:: INFORMATION SHOWN

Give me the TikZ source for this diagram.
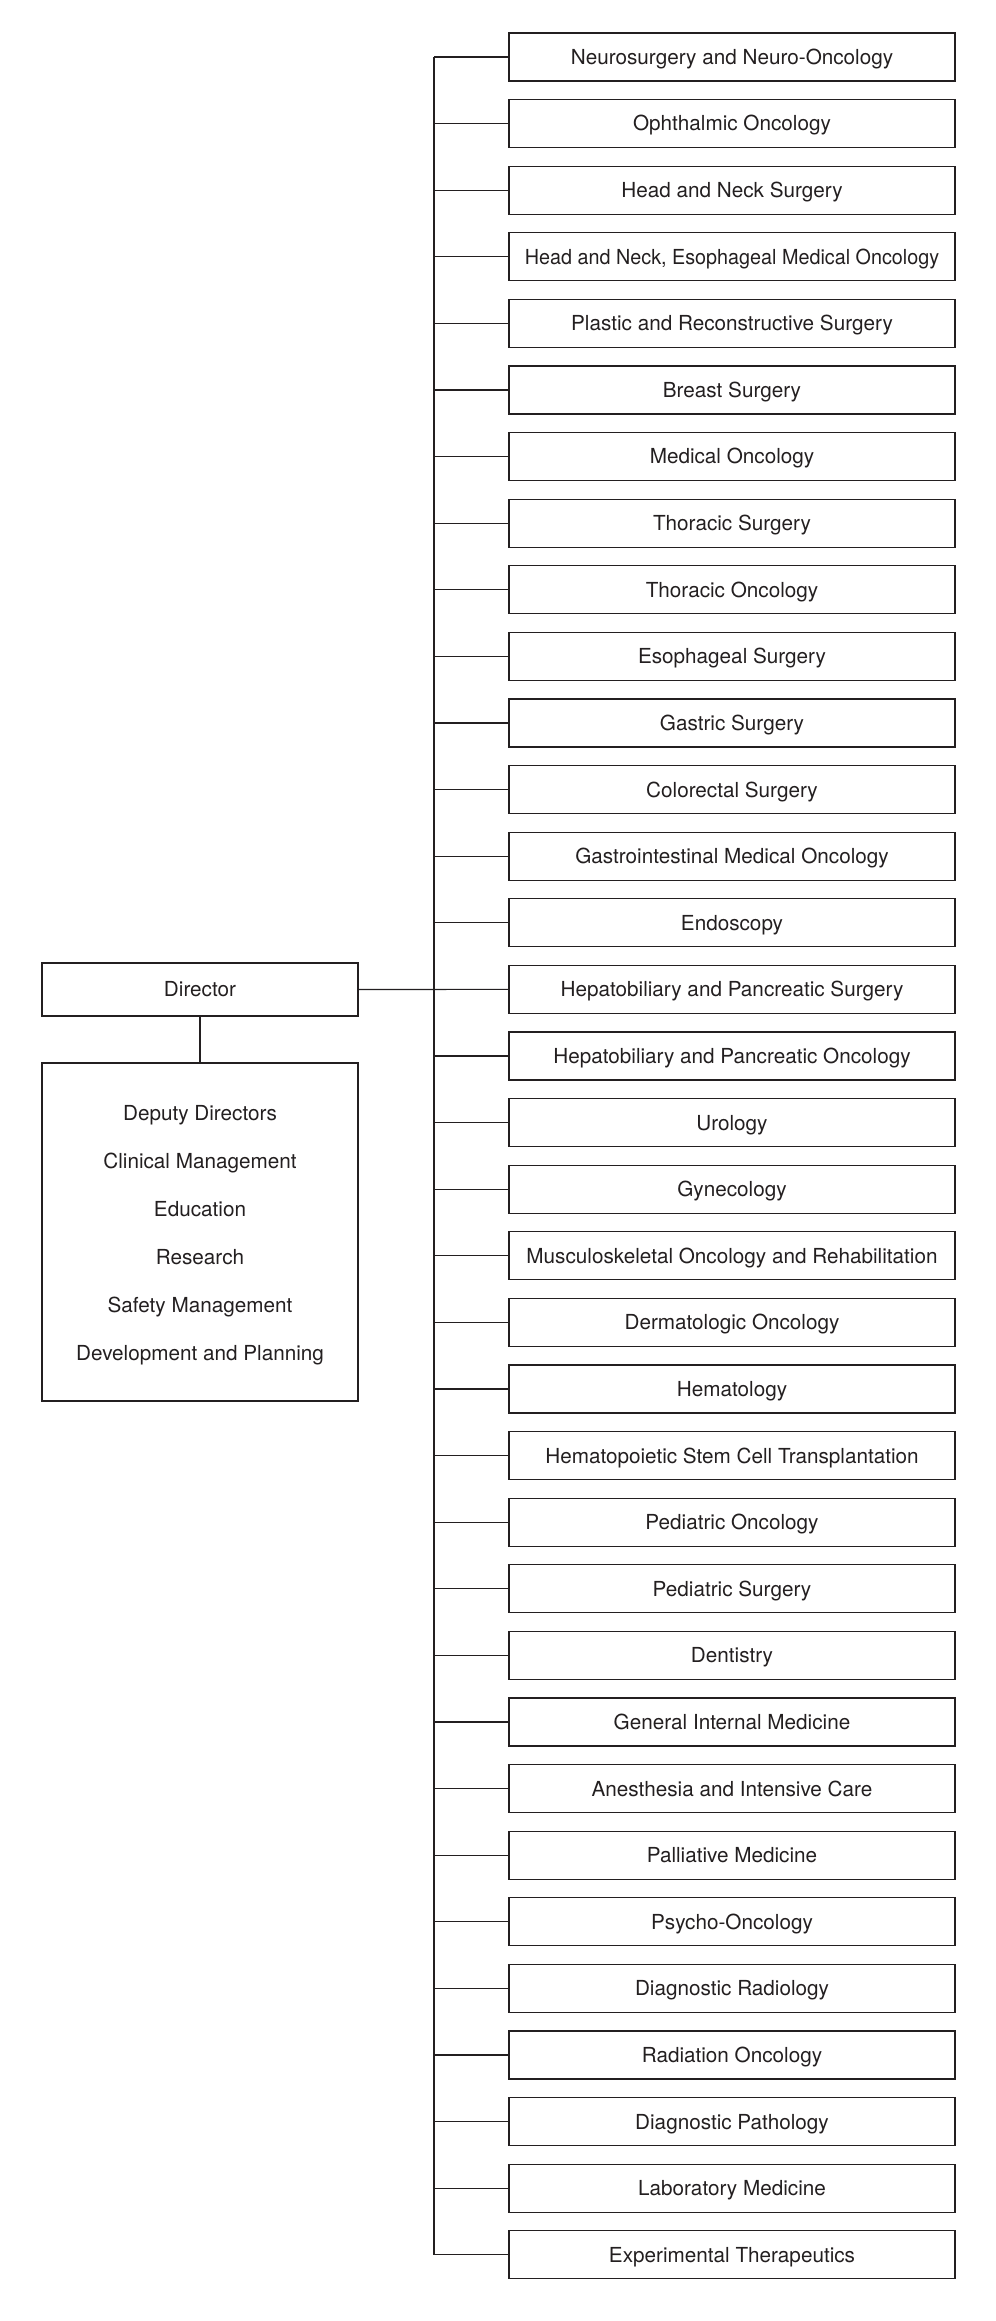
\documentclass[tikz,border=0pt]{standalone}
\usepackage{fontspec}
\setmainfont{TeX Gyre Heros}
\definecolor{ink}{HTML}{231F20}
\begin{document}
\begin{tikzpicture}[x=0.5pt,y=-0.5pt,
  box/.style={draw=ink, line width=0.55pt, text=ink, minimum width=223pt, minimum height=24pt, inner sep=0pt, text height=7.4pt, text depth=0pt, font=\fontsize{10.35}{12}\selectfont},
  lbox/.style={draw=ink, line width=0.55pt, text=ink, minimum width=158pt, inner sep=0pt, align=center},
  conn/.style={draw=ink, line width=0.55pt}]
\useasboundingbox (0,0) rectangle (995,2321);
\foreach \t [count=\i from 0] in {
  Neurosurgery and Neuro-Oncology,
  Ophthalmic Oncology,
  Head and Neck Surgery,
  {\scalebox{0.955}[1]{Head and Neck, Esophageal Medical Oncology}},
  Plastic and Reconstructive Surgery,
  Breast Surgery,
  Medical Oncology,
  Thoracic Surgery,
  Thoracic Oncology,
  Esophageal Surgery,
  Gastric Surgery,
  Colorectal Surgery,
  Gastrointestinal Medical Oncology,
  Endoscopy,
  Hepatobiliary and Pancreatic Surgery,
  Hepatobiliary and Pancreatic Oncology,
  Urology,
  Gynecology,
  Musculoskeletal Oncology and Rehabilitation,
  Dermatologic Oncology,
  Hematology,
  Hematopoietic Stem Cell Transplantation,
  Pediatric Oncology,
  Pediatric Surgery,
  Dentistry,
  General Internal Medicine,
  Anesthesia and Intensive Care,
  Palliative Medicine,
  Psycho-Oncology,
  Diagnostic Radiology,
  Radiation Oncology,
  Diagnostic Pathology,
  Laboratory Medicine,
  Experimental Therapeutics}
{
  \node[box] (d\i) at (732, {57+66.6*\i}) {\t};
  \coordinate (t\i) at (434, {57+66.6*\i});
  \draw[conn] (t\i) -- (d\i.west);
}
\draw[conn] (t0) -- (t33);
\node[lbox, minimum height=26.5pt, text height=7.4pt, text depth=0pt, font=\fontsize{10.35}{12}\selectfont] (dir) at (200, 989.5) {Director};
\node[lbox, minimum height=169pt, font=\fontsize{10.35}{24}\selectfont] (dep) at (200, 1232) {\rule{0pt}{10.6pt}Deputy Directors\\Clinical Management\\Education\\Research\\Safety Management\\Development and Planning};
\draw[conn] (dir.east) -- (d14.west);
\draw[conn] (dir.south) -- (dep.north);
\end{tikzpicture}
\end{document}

::::

Every line of the material is to be quoted exactly, with no pictures carried over.

Give me the TikZ source for this diagram.
\documentclass[tikz,border=0pt]{standalone}
\usepackage{fontspec}
\setmainfont{TeX Gyre Heros}
\definecolor{ink}{HTML}{231F20}
\begin{document}
\begin{tikzpicture}[x=0.5pt,y=-0.5pt,
  box/.style={draw=ink, line width=0.55pt, text=ink, minimum width=223pt, minimum height=24pt, inner sep=0pt, text height=7.4pt, text depth=0pt, font=\fontsize{10.35}{12}\selectfont},
  lbox/.style={draw=ink, line width=0.55pt, text=ink, minimum width=158pt, inner sep=0pt, align=center},
  conn/.style={draw=ink, line width=0.55pt}]
\useasboundingbox (0,0) rectangle (995,2321);
\foreach \t [count=\i from 0] in {
  Neurosurgery and Neuro-Oncology,
  Ophthalmic Oncology,
  Head and Neck Surgery,
  {\scalebox{0.955}[1]{Head and Neck, Esophageal Medical Oncology}},
  Plastic and Reconstructive Surgery,
  Breast Surgery,
  Medical Oncology,
  Thoracic Surgery,
  Thoracic Oncology,
  Esophageal Surgery,
  Gastric Surgery,
  Colorectal Surgery,
  Gastrointestinal Medical Oncology,
  Endoscopy,
  Hepatobiliary and Pancreatic Surgery,
  Hepatobiliary and Pancreatic Oncology,
  Urology,
  Gynecology,
  Musculoskeletal Oncology and Rehabilitation,
  Dermatologic Oncology,
  Hematology,
  Hematopoietic Stem Cell Transplantation,
  Pediatric Oncology,
  Pediatric Surgery,
  Dentistry,
  General Internal Medicine,
  Anesthesia and Intensive Care,
  Palliative Medicine,
  Psycho-Oncology,
  Diagnostic Radiology,
  Radiation Oncology,
  Diagnostic Pathology,
  Laboratory Medicine,
  Experimental Therapeutics}
{
  \node[box] (d\i) at (732, {57+66.6*\i}) {\t};
  \coordinate (t\i) at (434, {57+66.6*\i});
  \draw[conn] (t\i) -- (d\i.west);
}
\draw[conn] (t0) -- (t33);
\node[lbox, minimum height=26.5pt, text height=7.4pt, text depth=0pt, font=\fontsize{10.35}{12}\selectfont] (dir) at (200, 989.5) {Director};
\node[lbox, minimum height=169pt, font=\fontsize{10.35}{24}\selectfont] (dep) at (200, 1232) {\rule{0pt}{10.6pt}Deputy Directors\\Clinical Management\\Education\\Research\\Safety Management\\Development and Planning};
\draw[conn] (dir.east) -- (d14.west);
\draw[conn] (dir.south) -- (dep.north);
\end{tikzpicture}
\end{document}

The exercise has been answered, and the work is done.